Collect each line containing "this".

Records with drawing code
-------
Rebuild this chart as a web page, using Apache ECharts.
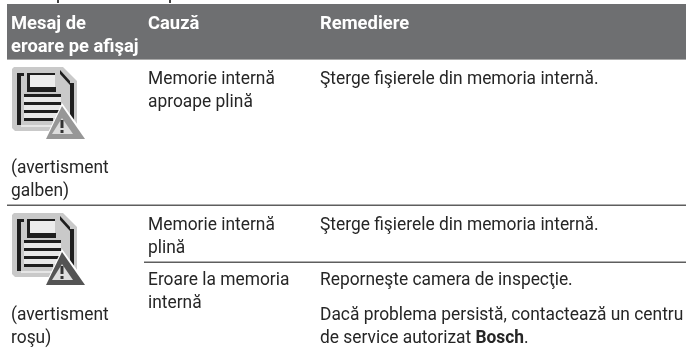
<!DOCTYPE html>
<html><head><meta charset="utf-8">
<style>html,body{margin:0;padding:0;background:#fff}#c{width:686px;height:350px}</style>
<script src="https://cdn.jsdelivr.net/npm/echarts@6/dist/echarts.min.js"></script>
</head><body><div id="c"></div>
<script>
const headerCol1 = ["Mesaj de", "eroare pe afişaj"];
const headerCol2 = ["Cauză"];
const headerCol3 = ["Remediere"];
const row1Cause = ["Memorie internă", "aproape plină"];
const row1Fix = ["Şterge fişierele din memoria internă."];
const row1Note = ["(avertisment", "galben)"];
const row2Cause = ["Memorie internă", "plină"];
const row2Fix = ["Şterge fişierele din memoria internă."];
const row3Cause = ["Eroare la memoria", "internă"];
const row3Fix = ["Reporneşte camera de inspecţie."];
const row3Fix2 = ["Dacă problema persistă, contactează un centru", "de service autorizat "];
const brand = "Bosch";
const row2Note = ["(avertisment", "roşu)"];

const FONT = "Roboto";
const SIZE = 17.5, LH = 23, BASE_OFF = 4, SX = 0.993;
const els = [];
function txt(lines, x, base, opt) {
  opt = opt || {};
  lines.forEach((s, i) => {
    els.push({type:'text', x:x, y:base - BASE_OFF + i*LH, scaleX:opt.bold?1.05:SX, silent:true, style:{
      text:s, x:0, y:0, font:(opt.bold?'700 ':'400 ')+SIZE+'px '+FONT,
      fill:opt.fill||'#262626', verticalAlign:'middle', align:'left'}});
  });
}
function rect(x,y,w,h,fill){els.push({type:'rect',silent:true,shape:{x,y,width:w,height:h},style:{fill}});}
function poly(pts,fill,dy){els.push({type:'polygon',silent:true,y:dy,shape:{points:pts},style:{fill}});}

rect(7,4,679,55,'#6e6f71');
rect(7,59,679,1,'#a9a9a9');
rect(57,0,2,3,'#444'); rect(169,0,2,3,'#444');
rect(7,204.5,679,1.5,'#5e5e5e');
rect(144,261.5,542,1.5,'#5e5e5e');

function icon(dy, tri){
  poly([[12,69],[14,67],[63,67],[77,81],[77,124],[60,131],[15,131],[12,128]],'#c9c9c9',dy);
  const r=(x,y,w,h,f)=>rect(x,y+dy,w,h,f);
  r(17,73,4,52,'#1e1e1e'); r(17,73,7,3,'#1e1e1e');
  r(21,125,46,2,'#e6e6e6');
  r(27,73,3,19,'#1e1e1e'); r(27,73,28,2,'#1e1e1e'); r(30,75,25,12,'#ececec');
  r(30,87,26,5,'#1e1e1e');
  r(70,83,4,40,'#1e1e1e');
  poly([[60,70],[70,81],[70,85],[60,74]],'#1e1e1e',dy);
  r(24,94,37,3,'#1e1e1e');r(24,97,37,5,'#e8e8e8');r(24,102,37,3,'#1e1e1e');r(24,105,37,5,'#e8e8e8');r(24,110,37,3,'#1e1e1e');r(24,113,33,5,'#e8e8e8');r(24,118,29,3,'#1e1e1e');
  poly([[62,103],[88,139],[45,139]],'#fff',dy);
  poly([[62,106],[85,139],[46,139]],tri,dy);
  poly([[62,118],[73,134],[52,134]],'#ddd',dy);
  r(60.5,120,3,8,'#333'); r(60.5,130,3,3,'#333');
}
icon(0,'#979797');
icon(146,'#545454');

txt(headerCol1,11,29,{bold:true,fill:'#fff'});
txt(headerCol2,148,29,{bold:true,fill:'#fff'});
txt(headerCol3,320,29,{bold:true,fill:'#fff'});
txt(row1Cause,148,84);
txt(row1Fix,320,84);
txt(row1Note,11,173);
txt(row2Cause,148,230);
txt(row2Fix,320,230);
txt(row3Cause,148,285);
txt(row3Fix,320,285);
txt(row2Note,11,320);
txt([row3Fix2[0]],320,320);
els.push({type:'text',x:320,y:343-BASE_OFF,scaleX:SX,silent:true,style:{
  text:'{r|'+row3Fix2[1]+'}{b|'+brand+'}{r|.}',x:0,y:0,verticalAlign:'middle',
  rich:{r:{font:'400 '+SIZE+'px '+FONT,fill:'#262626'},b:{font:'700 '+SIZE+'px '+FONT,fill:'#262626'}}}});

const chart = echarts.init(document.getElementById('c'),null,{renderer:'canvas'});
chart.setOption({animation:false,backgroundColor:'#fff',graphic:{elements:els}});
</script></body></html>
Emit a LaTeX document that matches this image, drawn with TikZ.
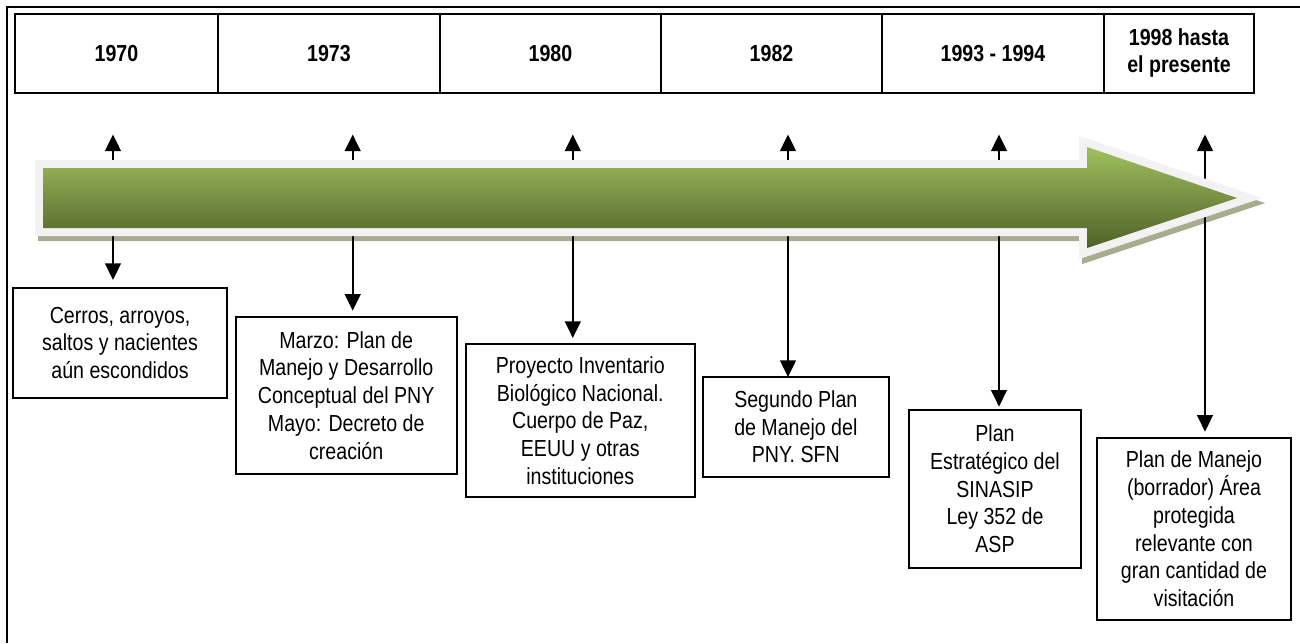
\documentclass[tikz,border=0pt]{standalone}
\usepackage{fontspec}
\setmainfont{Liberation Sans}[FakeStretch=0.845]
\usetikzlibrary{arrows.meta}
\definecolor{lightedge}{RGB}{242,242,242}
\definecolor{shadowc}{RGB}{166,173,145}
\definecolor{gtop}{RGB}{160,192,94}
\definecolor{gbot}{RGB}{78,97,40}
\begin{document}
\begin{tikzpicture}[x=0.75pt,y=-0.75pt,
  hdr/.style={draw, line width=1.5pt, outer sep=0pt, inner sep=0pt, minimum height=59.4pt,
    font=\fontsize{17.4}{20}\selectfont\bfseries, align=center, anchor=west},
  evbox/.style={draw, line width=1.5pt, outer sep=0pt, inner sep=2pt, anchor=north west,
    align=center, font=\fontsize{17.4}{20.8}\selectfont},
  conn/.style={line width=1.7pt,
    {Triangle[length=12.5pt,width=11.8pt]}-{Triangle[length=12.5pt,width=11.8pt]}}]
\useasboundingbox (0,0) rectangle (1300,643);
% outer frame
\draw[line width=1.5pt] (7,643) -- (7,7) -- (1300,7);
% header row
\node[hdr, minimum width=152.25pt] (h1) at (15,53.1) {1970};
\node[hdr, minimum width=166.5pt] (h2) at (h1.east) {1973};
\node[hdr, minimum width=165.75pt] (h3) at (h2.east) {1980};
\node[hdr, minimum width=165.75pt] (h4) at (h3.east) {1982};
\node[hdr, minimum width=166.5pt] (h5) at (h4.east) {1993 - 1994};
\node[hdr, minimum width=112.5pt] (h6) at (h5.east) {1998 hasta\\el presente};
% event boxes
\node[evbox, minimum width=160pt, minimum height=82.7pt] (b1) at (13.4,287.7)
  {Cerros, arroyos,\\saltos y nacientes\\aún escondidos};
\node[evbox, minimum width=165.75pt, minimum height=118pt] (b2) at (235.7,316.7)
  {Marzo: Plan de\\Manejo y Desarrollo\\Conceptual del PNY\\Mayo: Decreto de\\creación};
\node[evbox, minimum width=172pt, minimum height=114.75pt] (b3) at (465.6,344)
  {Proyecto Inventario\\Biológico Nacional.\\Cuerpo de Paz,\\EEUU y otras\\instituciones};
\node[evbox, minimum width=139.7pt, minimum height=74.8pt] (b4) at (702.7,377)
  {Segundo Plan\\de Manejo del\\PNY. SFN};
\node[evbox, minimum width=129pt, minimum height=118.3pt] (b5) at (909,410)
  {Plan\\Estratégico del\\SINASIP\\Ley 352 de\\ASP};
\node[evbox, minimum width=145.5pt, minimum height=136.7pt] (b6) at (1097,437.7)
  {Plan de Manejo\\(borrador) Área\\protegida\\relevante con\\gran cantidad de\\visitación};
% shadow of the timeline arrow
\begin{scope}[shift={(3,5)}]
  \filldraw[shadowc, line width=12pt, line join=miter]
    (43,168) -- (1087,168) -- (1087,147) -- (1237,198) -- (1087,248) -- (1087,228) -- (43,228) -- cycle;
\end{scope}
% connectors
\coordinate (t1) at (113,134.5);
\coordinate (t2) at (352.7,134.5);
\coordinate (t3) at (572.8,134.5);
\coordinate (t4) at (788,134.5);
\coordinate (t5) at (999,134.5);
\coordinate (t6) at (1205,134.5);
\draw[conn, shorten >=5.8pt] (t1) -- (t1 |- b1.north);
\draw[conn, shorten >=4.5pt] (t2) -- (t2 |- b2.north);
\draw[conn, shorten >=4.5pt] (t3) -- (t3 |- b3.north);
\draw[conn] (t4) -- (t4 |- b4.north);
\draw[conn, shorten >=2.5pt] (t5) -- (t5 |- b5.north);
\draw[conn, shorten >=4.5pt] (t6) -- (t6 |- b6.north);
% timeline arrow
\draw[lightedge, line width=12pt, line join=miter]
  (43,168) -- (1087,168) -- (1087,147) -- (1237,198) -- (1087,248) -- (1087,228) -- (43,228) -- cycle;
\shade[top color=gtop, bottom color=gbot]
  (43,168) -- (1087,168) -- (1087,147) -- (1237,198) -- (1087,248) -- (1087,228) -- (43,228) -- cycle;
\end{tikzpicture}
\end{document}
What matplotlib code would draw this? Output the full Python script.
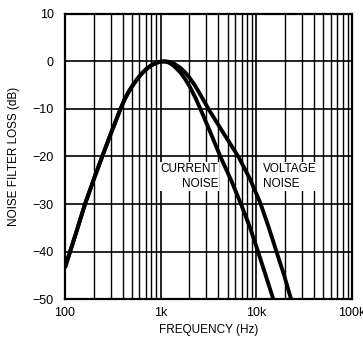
-------
# EXERCISE RESULT
Rebuild this chart as a web page, using Apache ECharts.
Emit a LaTeX document that matches this image, drawn with TikZ.
What matplotlib code would draw this? Output the full Python script.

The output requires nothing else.